American anthropologist (1907-2007)

Lucy Kramer Cohen (May 22, 1907 – January 2, 2007) was an American anthropologist and civil servant who worked with her husband Felix S. Cohen on the Indian Reorganization Act and The Handbook of Federal Indian Law, which are both considered landmarks in Native American legal history in the United States. After her husband's death in 1953, she edited The Legal Conscience, a collection of Felix's writings published by Yale University Press in 1960. Initially, Kramer Cohen's contributions to her husband's work were not widely recognized. In 2005, a revised edition of The Handbook of Federal Indian Law was dedicated to Kramer Cohen in recognition of her work.

== Early life ==
Lucy Kramer was born in 1907 to a Jewish family in Brooklyn, New York. She received her bachelor's degree from Barnard College in 1928 and earned master's degrees in mathematics and anthropology from Columbia University, where she studied under anthropologist Franz Boas.
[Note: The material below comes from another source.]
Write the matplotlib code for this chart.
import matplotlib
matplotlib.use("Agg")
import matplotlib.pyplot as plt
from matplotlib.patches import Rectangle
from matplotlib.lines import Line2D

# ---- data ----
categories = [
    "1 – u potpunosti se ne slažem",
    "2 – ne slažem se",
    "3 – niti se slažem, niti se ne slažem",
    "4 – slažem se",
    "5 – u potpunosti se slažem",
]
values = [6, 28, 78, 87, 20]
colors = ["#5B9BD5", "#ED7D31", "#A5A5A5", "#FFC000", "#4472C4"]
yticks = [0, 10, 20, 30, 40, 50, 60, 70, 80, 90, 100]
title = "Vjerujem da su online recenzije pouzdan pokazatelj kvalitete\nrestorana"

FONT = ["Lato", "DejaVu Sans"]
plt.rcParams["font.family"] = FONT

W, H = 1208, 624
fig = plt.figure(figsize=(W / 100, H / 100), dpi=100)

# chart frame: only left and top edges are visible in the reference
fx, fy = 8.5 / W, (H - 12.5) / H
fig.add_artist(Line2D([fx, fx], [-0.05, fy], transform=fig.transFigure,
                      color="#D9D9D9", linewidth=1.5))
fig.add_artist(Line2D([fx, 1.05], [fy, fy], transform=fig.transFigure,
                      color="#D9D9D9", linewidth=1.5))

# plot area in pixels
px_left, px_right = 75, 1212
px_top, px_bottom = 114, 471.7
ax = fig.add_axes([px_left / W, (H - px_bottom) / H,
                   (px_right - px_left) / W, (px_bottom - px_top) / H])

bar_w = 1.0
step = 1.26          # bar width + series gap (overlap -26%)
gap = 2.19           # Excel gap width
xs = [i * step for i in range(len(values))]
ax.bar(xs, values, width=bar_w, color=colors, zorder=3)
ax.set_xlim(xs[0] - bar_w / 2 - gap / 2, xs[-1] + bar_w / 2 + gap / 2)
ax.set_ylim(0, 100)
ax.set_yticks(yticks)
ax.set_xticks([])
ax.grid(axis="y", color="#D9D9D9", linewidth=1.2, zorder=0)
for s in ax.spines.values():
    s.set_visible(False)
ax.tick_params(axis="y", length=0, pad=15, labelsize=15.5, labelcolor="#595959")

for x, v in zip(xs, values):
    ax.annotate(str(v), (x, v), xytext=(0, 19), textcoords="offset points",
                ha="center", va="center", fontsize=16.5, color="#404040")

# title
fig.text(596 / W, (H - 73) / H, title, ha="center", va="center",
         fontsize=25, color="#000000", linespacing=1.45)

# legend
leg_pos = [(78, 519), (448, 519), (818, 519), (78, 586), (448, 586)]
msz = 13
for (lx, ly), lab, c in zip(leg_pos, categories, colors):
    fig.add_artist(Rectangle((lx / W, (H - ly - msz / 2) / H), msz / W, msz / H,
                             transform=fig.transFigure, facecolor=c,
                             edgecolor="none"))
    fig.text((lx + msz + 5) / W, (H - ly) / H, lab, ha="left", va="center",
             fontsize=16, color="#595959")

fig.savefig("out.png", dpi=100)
Kramer met Felix S. Cohen in 1925, and they married in 1931.

== Career ==
In 1933, Felix Cohen accepted a position in the solicitor's office of the United States Department of the Interior and Kramer Cohen joined him, often working without pay due to federal employment rules during the Great Depression. Together, the Cohens conducted a comprehensive survey of Native American tribes in the United States, which led to the creation of the Indian Reorganization Act of 1934, also known as the Wheeler-Howard Act. Lucy Kramer Cohen drafted the questionnaires for the surveys and tabulated the results. The Cohens' next project at the Department of the Interior was The Handbook of Federal Indian Law, which compiled decades of legal precedents concerning relations between Native Americans and the United States government. Lucy Kramer Cohen contributed to the research and drafting of the Handbook, writing several chapters without receiving credit.

Felix Cohen died in 1953 at the age of 46. Lucy Kramer Cohen raised their two daughters while continuing to work full-time for various government agencies. In addition to her work at the Department of the Interior, she worked for the Department of Agriculture, National War Labor Board, Department of Labor, and Public Health Service. She also served as a researcher and speechwriter for Helen Gahagan Douglas, a California Congresswoman who ran for the U.S. Senate in 1950.
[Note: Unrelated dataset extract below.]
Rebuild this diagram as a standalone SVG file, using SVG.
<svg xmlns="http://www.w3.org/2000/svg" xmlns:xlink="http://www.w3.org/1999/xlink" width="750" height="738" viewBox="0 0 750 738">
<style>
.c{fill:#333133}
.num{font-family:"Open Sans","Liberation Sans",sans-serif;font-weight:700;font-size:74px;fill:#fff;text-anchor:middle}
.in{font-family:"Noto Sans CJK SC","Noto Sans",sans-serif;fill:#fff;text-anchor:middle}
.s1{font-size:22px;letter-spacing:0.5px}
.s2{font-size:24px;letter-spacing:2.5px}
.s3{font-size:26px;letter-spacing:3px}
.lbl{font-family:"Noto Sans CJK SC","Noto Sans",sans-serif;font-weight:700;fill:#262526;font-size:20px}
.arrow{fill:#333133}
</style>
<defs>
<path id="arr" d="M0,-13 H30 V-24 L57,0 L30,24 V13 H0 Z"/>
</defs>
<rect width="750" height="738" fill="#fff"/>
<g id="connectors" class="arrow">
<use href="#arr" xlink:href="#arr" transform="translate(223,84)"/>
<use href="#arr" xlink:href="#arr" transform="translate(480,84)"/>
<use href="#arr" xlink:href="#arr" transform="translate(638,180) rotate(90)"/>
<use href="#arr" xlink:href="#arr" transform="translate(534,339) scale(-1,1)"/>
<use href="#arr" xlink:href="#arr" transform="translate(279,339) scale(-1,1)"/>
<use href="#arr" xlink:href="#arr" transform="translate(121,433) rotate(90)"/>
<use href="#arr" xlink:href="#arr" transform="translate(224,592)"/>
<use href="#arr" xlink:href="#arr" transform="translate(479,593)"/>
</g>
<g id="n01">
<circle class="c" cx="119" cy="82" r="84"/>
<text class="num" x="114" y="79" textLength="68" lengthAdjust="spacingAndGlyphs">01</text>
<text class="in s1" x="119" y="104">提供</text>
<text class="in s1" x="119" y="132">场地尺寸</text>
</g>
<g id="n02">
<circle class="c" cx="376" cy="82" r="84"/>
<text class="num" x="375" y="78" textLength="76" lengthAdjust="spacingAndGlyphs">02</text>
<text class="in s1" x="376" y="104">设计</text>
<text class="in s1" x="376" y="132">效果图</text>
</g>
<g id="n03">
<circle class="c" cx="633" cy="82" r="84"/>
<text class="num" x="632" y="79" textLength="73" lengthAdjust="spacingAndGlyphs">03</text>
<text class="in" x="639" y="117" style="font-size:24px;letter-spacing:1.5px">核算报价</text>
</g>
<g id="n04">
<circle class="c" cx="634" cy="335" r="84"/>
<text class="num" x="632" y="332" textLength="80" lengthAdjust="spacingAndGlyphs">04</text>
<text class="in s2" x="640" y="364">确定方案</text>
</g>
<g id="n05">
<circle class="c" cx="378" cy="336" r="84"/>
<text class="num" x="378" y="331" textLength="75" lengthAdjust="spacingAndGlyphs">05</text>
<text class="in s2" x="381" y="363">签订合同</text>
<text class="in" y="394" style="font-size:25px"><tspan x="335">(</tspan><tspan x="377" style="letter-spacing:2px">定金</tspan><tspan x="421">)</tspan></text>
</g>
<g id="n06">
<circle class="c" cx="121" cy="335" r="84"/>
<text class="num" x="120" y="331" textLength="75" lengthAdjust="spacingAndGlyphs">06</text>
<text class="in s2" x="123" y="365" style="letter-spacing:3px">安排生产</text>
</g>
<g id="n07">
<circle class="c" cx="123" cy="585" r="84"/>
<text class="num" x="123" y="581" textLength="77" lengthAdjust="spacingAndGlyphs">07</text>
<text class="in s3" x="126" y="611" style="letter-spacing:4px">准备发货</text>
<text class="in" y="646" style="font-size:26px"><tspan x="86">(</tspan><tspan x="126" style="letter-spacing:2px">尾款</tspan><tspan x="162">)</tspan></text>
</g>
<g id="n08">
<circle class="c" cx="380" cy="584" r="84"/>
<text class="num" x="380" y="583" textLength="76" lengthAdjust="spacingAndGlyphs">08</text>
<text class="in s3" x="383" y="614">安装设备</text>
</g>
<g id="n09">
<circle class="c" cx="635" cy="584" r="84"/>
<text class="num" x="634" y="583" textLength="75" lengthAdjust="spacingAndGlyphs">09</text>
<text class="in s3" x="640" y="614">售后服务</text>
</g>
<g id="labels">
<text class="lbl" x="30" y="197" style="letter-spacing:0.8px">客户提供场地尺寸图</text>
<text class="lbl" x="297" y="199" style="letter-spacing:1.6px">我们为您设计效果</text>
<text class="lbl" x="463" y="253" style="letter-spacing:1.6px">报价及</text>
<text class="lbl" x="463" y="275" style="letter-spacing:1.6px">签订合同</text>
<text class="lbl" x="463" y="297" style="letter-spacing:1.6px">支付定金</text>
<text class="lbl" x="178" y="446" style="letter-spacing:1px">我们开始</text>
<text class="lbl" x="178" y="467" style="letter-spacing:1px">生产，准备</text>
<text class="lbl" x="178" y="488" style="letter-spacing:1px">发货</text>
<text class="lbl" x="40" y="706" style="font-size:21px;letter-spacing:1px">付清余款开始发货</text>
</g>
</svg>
Kramer Cohen was involved with various political causes and organizations throughout her life, including the League for Industrial Democracy, the Association on American Indian Affairs, and the Socialist Party of the USA. In the 1950s, she was the subject of a loyalty investigation during the Second Red Scare.

== Later life ==
Kramer Cohen officially retired from government service in 1977 but continued to work on annual contracts until 1989. In her later life, she became an artist and worked closely with Italian-American artist Pietro Lazzari. She died in 2007 after suffering a stroke.